We can think of the preceding algorithm as starting with the minimum spanning tree $T$ and then doubling each edge of $T$ to obtain another (non-simple) graph $T'$. The degree of each vertex in $T'$ is double its degree in $T$. In particular, the degree of each vertex is even. This means that $T'$ is *Eulerian*, there is a closed walk in $T'$ that crosses every each of $T'$ exactly once. It's this walk that we use to make $S_1$ and the weight of this walk is, of course, $2w(T)$ because it uses each edge of $T$ twice.

But there's a better way to make $T$ Eulerian. Let $V'$ be the set of $T$'s odd degree vertices. Convince yourself that $|V'|$ is even. Now, group the vertices of $V'$ into pairs and. for each pair, add an edge between them to obtain a new graph $T''$. Call this set of $|V'|/2$ edges $M$ (for matching). Now $T''$ is also Eulerian, so there is a closed walk that crosses each of edges exactly once.

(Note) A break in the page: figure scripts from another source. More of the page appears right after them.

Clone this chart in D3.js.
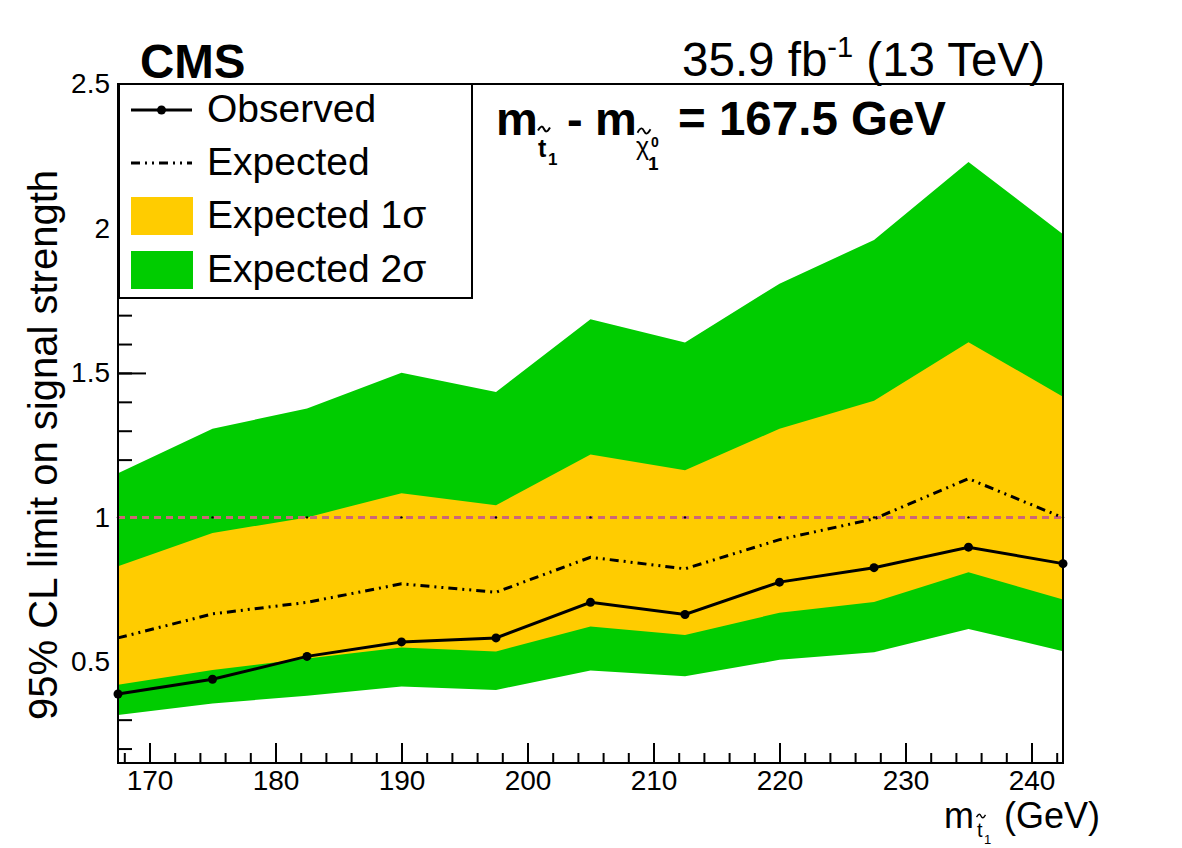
<!DOCTYPE html>
<html>
<head>
<meta charset="utf-8">
<script src="https://cdn.jsdelivr.net/npm/d3@7"></script>
<style>
  body { margin: 0; background: #fff; }
  svg text { font-family: "Liberation Sans", Arial, Helvetica, sans-serif; fill: #000; }
</style>
</head>
<body>
<svg width="1182" height="848"></svg>
<script>
// stop mass points (GeV)
const massPoints = [167.5, 175, 182.5, 190, 197.5, 205, 212.5, 220, 227.5, 235, 242.5]
const observed = [0.389, 0.440, 0.519, 0.569, 0.583, 0.706, 0.664, 0.776, 0.826, 0.897, 0.840]
const expected = [0.583, 0.666, 0.706, 0.770, 0.741, 0.862, 0.822, 0.923, 0.995, 1.134, 0.999]
const exp1Up = [0.831, 0.946, 1.000, 1.084, 1.042, 1.218, 1.163, 1.307, 1.404, 1.606, 1.418]
const exp1Down = [0.421, 0.472, 0.512, 0.550, 0.536, 0.622, 0.593, 0.670, 0.707, 0.810, 0.716]
const exp2Up = [1.153, 1.307, 1.377, 1.501, 1.434, 1.686, 1.605, 1.809, 1.960, 2.230, 1.980]
const exp2Down = [0.316, 0.356, 0.383, 0.415, 0.403, 0.470, 0.450, 0.507, 0.533, 0.614, 0.537]

const xMajor = [170, 180, 190, 200, 210, 220, 230, 240]
const xMinor = d3.range(168, 243, 2)
const yMajor = [0.5, 1, 1.5, 2, 2.5]
const yMinor = d3.range(2, 25).map((d) => d / 10)

const GREEN = "#00cc00"
const YELLOW = "#ffcc00"
const PINK = "#cc6677"

const frame = { left: 118, right: 1063, top: 84, bottom: 763 }

const x = d3.scaleLinear().domain([167.5, 242.5]).range([frame.left, frame.right])
const y = d3.scaleLinear().domain([0.15, 2.5]).range([frame.bottom, frame.top])

const svg = d3.select("svg")

// ticks go under the bands, like ROOT does
const axisStyle = (g) => {
  g.select(".domain").remove()
  g.selectAll("line").attr("stroke", "#000").attr("stroke-width", 2)
  g.selectAll("text").attr("font-size", 28).attr("font-family", "Liberation Sans, Arial, sans-serif")
}

svg.append("g")
  .attr("transform", `translate(0,${frame.bottom})`)
  .call(d3.axisBottom(x).tickValues(xMinor).tickSize(-10).tickFormat(""))
  .call(axisStyle)
svg.append("g")
  .attr("transform", `translate(0,${frame.bottom})`)
  .call(d3.axisBottom(x).tickValues(xMajor).tickSize(-20).tickPadding(7).tickFormat(d3.format("d")))
  .call(axisStyle)

svg.append("g")
  .attr("transform", `translate(${frame.left},0)`)
  .call(d3.axisLeft(y).tickValues(yMinor).tickSize(-14).tickFormat(""))
  .call(axisStyle)
svg.append("g")
  .attr("transform", `translate(${frame.left},0)`)
  .call(d3.axisLeft(y).tickValues(yMajor).tickSize(-28).tickPadding(8).tickFormat((d) => d))
  .call(axisStyle)

const rows = massPoints.map((m, i) => ({
  m, obs: observed[i], exp: expected[i],
  up1: exp1Up[i], dn1: exp1Down[i], up2: exp2Up[i], dn2: exp2Down[i]
}))

const plot = svg.append("g")

const band = (lo, hi) => d3.area().x((d) => x(d.m)).y0((d) => y(d[lo])).y1((d) => y(d[hi]))

plot.append("path").datum(rows).attr("d", band("dn2", "up2")).attr("fill", GREEN)
plot.append("path").datum(rows).attr("d", band("dn1", "up1")).attr("fill", YELLOW)

// signal strength = 1 reference
plot.append("line")
  .attr("x1", x(167.5)).attr("x2", x(242.5))
  .attr("y1", y(1)).attr("y2", y(1))
  .attr("stroke", PINK).attr("stroke-width", 3).attr("stroke-dasharray", "7,5")
plot.selectAll(".ref-dot").data(massPoints).enter().append("circle")
  .attr("cx", (d) => x(d)).attr("cy", y(1)).attr("r", 1.2).attr("fill", "#000")

plot.append("path").datum(rows)
  .attr("d", d3.line().x((d) => x(d.m)).y((d) => y(d.exp)))
  .attr("fill", "none").attr("stroke", "#000").attr("stroke-width", 3)
  .attr("stroke-dasharray", "9,5,2,5,2,5")

plot.append("path").datum(rows)
  .attr("d", d3.line().x((d) => x(d.m)).y((d) => y(d.obs)))
  .attr("fill", "none").attr("stroke", "#000").attr("stroke-width", 3)
plot.selectAll(".obs-dot").data(rows).enter().append("circle")
  .attr("cx", (d) => x(d.m)).attr("cy", (d) => y(d.obs)).attr("r", 4.5).attr("fill", "#000")

// frame on top
svg.append("rect")
  .attr("x", frame.left).attr("y", frame.top)
  .attr("width", frame.right - frame.left).attr("height", frame.bottom - frame.top)
  .attr("fill", "none").attr("stroke", "#000").attr("stroke-width", 2)

// legend
const legend = svg.append("g")
legend.append("rect")
  .attr("x", 119).attr("y", 84).attr("width", 353).attr("height", 214)
  .attr("fill", "#fff").attr("stroke", "#000").attr("stroke-width", 2)

const legendLabels = ["Observed", "Expected", "Expected 1\u03c3", "Expected 2\u03c3"]
const legendRows = [110, 163, 216, 270]
legend.selectAll(".lbl").data(legendLabels).enter().append("text")
  .attr("x", 207).attr("y", (d, i) => legendRows[i] + 12)
  .attr("font-size", 39).text((d) => d)

legend.append("line").attr("x1", 131).attr("x2", 192).attr("y1", legendRows[0]).attr("y2", legendRows[0])
  .attr("stroke", "#000").attr("stroke-width", 3)
legend.append("circle").attr("cx", 161.5).attr("cy", legendRows[0]).attr("r", 4.5)
legend.append("line").attr("x1", 131).attr("x2", 192).attr("y1", legendRows[1]).attr("y2", legendRows[1])
  .attr("stroke", "#000").attr("stroke-width", 3).attr("stroke-dasharray", "9,5,2,5,2,5")
legend.append("rect").attr("x", 131).attr("y", 197).attr("width", 62).attr("height", 38).attr("fill", YELLOW)
legend.append("rect").attr("x", 131).attr("y", 251).attr("width", 62).attr("height", 38).attr("fill", GREEN)

// header texts
svg.append("text").attr("x", 140).attr("y", 78)
  .attr("font-size", 47.5).attr("font-weight", "bold").text("CMS")

const lumi = svg.append("text").attr("x", 1045).attr("y", 76).attr("text-anchor", "end").attr("font-size", 47.5)
lumi.append("tspan").text("35.9 fb")
lumi.append("tspan").attr("font-size", 29).attr("dy", -19).text("-1")
lumi.append("tspan").attr("dy", 19).text(" (13 TeV)")

// tilde accent drawn as a small wave
const tilde = (g, cx, cy, w, sw) => {
  const h = w * 0.22
  g.append("path")
    .attr("d", `M${cx - w / 2},${cy + h * 0.6} C${cx - w / 4},${cy - h * 1.4} ${cx - w / 8},${cy - h * 1.2} ${cx},${cy}`
      + ` S${cx + w / 4},${cy + h * 1.4} ${cx + w / 2},${cy - h * 0.6}`)
    .attr("fill", "none").attr("stroke", "#000").attr("stroke-width", sw)
}

// mass splitting annotation
const ann = svg.append("g").attr("font-weight", "bold")
ann.append("text").attr("x", 496).attr("y", 135).attr("font-size", 47).text("m")
ann.append("text").attr("x", 538).attr("y", 157).attr("font-size", 25).text("t")
tilde(ann, 544, 129, 12, 2)
ann.append("text").attr("x", 548).attr("y", 165).attr("font-size", 17).text("1")
ann.append("text").attr("x", 567).attr("y", 135).attr("font-size", 47).text("-")
ann.append("text").attr("x", 595).attr("y", 135).attr("font-size", 47).text("m")
ann.append("text").attr("x", 636).attr("y", 155).attr("font-size", 25).attr("font-weight", "normal").text("\u03c7")
tilde(ann, 644, 131, 13, 1.8)
ann.append("text").attr("x", 651).attr("y", 147).attr("font-size", 14).text("0")
ann.append("text").attr("x", 648).attr("y", 170).attr("font-size", 19).text("1")
ann.append("text").attr("x", 678).attr("y", 135).attr("font-size", 47.5).text("= 167.5 GeV")

// axis titles
svg.append("text")
  .attr("transform", "translate(57,170) rotate(-90)")
  .attr("text-anchor", "end").attr("font-size", 40)
  .text("95% CL limit on signal strength")

const xt = svg.append("g")
xt.append("text").attr("x", 944).attr("y", 828).attr("font-size", 36).text("m")
xt.append("text").attr("x", 977).attr("y", 837).attr("font-size", 20).text("t")
tilde(xt, 981, 816, 9, 1.4)
xt.append("text").attr("x", 984).attr("y", 844).attr("font-size", 13).text("1")
xt.append("text").attr("x", 1004).attr("y", 828).attr("font-size", 36).text("(GeV)")
</script>
</body>
</html>
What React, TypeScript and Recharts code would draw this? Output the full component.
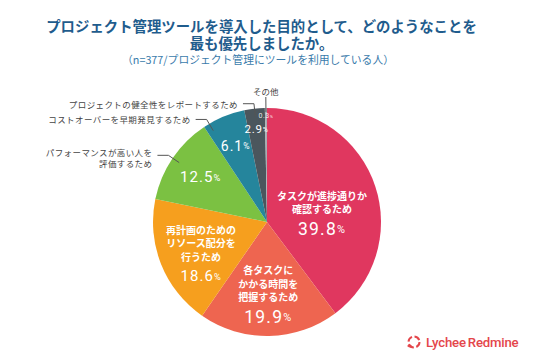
import { PieChart, Pie, Cell } from "recharts";

const categories = [
  "タスクが進捗通りか確認するため",
  "各タスクにかかる時間を把握するため",
  "再計画のためのリソース配分を行うため",
  "パフォーマンスが高い人を評価するため",
  "コストオーバーを早期発見するため",
  "プロジェクトの健全性をレポートするため",
  "その他",
];
const shares = [39.8, 19.9, 18.6, 12.5, 6.1, 2.9, 0.3];
const innerLines = [
  ["タスクが進捗通りか", "確認するため"],
  ["各タスクに", "かかる時間を", "把握するため"],
  ["再計画のための", "リソース配分を", "行うため"],
  [],
  [],
  [],
  [],
];
const outerLines = [
  [],
  [],
  [],
  ["パフォーマンスが高い人を", "評価するため"],
  ["コストオーバーを早期発見するため"],
  ["プロジェクトの健全性をレポートするため"],
  ["その他"],
];
const colors = ["#e0375f", "#ee6550", "#f69f1e", "#7bc142", "#25859c", "#4b565d", "#a8adb2"];

const titleLines = ["プロジェクト管理ツールを導入した目的として、どのようなことを", "最も優先しましたか。"];
const subtitle = "（n=377/プロジェクト管理にツールを利用している人）";

// label placement per slice
const labelRadius = [58, 71, 71, 80, 82, 94, 106];
const labelShiftY = [8, 0, 4, 0, 0, 0, 0];
const pctSize = [17.5, 17.5, 15, 15, 14, 11.5, 7];
const lineAngleShift = [0, 0, 0, 0, 8, 0, 0];

const data = categories.map((name, i) => ({ name, value: shares[i] }));

const RAD = Math.PI / 180;
const JP = "'Noto Sans CJK JP', 'Noto Sans', sans-serif";
const NUM = "Roboto, 'Noto Sans', sans-serif";

const polar = (cx: number, cy: number, r: number, a: number) => ({
  x: cx + r * Math.cos(-a * RAD),
  y: cy + r * Math.sin(-a * RAD),
});

const renderLabel = (props: any) => {
  const { cx, cy, midAngle, outerRadius, index } = props;
  const p = polar(cx, cy, labelRadius[index], midAngle);
  const lines = innerLines[index];
  const lh = 13.5;
  const gap = 20.5;
  const h = lines.length ? (lines.length - 1) * lh + gap : 0;
  const top = p.y - h / 2 + labelShiftY[index];
  const pctY = top + h;
  const size = pctSize[index];

  const outer = outerLines[index];
  let leader = null;
  if (outer.length && index === outerLines.length - 1) {
    const a = polar(cx, cy, outerRadius - 4, midAngle);
    const b = polar(cx, cy, outerRadius + 11, midAngle);
    leader = (
      <g>
        <line x1={a.x} y1={a.y} x2={b.x} y2={b.y} stroke="#555" strokeWidth={1} />
        <text x={b.x} y={b.y - 6} textAnchor="middle" dominantBaseline="central" fontFamily={JP} fontSize={8.5} fill="#444">
          {outer[0]}
        </text>
      </g>
    );
  } else if (outer.length) {
    const ang = midAngle + lineAngleShift[index];
    const a = polar(cx, cy, outerRadius - 8, ang);
    const b = polar(cx, cy, outerRadius + 5, ang);
    const ex = b.x - 11;
    leader = (
      <g>
        <polyline points={`${a.x},${a.y} ${b.x},${b.y} ${ex},${b.y}`} fill="none" stroke="#555" strokeWidth={1} />
        <text y={b.y - 3 + (outer.length > 1 ? 0 : 3)} textAnchor="end" dominantBaseline="central" fontFamily={JP} fontSize={8.5} letterSpacing={0.4} fill="#444">
          {outer.map((t: string, k: number) => (
            <tspan key={k} x={ex - 5} dy={k === 0 ? 0 : 10.5}>
              {t}
            </tspan>
          ))}
        </text>
      </g>
    );
  }

  return (
    <g>
      {lines.length > 0 && (
        <text y={top} textAnchor="middle" dominantBaseline="central" fontFamily={JP} fontWeight={700} fontSize={10} fill="#fff">
          {lines.map((t: string, k: number) => (
            <tspan key={k} x={p.x} dy={k === 0 ? 0 : lh}>
              {t}
            </tspan>
          ))}
        </text>
      )}
      <text x={p.x} y={pctY} textAnchor="middle" dominantBaseline="central" fontFamily={NUM} fontWeight={400} fontSize={size} letterSpacing={size * 0.07} fill="#fff" fillOpacity={index === 6 ? 0.85 : 1}>
        {shares[index].toFixed(1)}
        <tspan fontSize={size * 0.62}>%</tspan>
      </text>
      {leader}
    </g>
  );
};

const App = () => {
  return (
    <div style={{ position: "absolute", left: 0, top: 0, width: 536, height: 357, background: "#fff" }}>
      <svg width={536} height={357} style={{ position: "absolute", left: 0, top: 0 }}>
        <text y={25} textAnchor="middle" dominantBaseline="central" fontFamily={JP} fontWeight={700} fontSize={14.4} fill="#1f5c8d">
          {titleLines.map((t, k) => (
            <tspan key={k} x={261.5} dy={k === 0 ? 0 : 17}>
              {t}
            </tspan>
          ))}
        </text>
        <text x={258} y={58.5} textAnchor="middle" dominantBaseline="central" fontFamily={JP} fontSize={10.8} fill="#3a7bab">
          {subtitle}
        </text>
        <g transform="translate(414,342)">
          <circle r={5.5} fill="none" stroke="#e4464b" strokeWidth={2} strokeDasharray="6 2.6" />
          <path d="M-7,4 Q-4,1 -1,5 Q-4,7 -7,4 Z" fill="#e4464b" />
        </g>
        <text x={426} y={342} dominantBaseline="central" fontFamily={NUM} fontWeight={500} fontSize={13.2} letterSpacing={-0.2} fill="#e4464b">
          Lychee<tspan dx={2}>Redmine</tspan>
        </text>
      </svg>
      <div style={{ position: "absolute", left: 0, top: 0 }}>
        <PieChart width={536} height={357} margin={{ top: 0, right: 0, bottom: 0, left: 0 }}>
          <Pie
            data={data}
            dataKey="value"
            nameKey="name"
            cx={267}
            cy={222}
            outerRadius={114}
            startAngle={90}
            endAngle={-270}
            stroke="none"
            label={renderLabel}
            labelLine={false}
            isAnimationActive={false}
          >
            {data.map((d, i) => (
              <Cell key={d.name} fill={colors[i]} />
            ))}
          </Pie>
        </PieChart>
      </div>
    </div>
  );
};

export default App;
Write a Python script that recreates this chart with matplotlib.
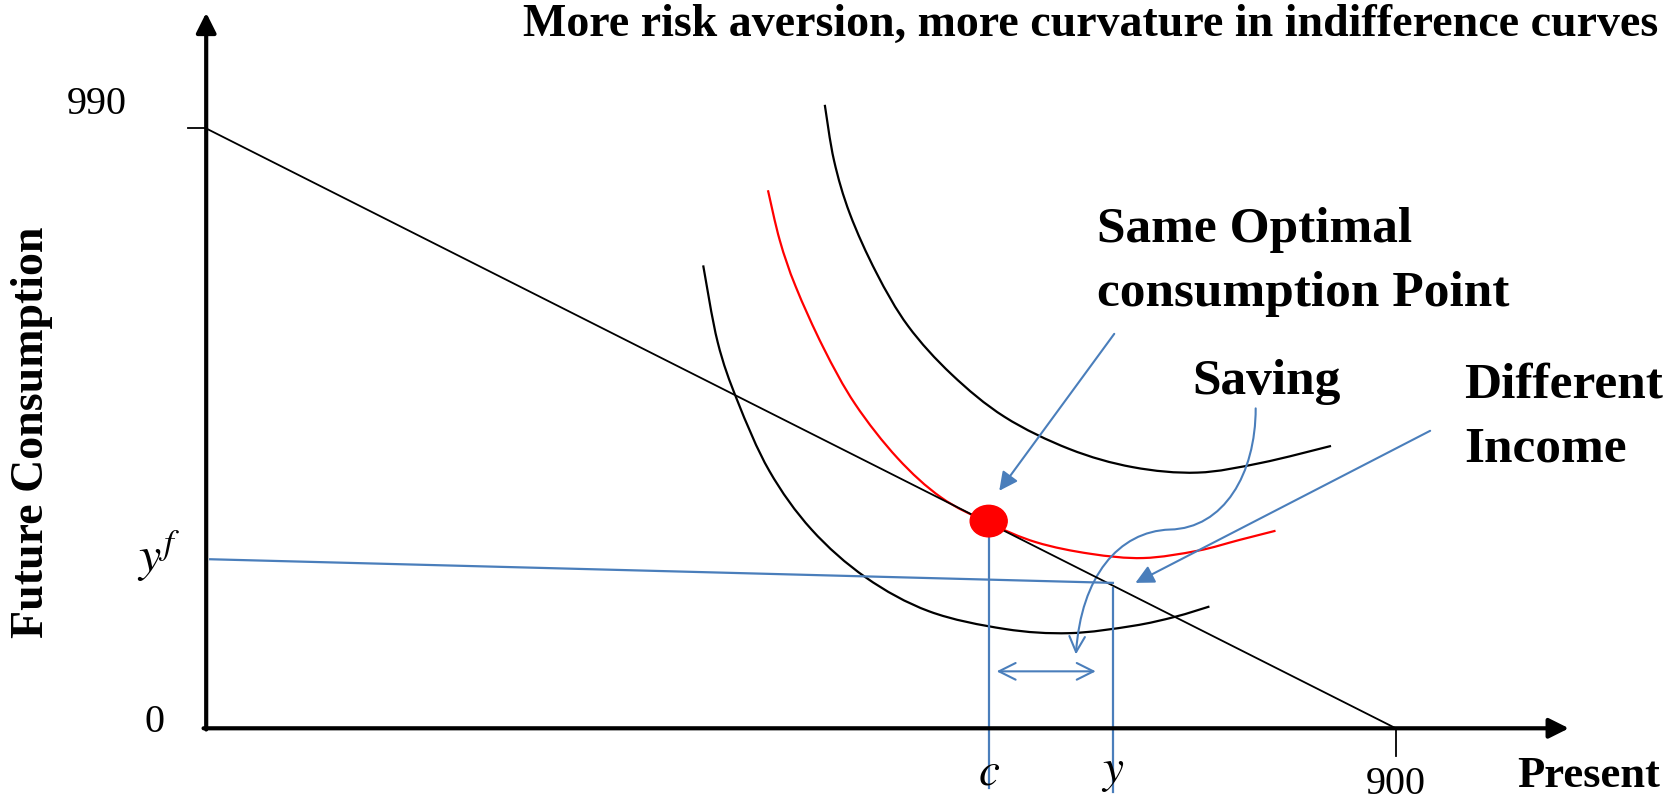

This means that we have found a solution to the travelling salesman problem whose cost is
\[
w(T) + w(M)
\]
We already know that $w(T)\le w(C^\star)$. For $M$, we rely on an algorithm for the *minimum weight perfect matching* problem, which runs in $O(n^3)$ time. Still, we need to relate $w(M)$ to $w(C^\star)$. To do this, connect the vertices in $V'$ into a cycle, $C$, in the order they appear in $C^\star$. By the triangle inequality $w(C) \le w(C^\star)$. What's more, $C$ can be partitioned into two perfect matching by alternately coloring its edges red and blue. One of these two matchings has weight at most $w(C)/2$. Now $M$ is a minimum weight perfect matching of $V'$, so
\[
w(M) \le w(C)/2 \le w(C^\star)/2 \enspace .
\]
And that's it, the solution we've found has weight
\[
w(T) + w(M) \le w(C^\star) + w(C^\star)/2 = \frac{3}{2}w(C^\star)
\]

**Theorem:** There is an $O(n^3)$ time algoritm that solves produces a solution to the travelling salesman problem whose cost is at most $3/2$ that of an optimal solution.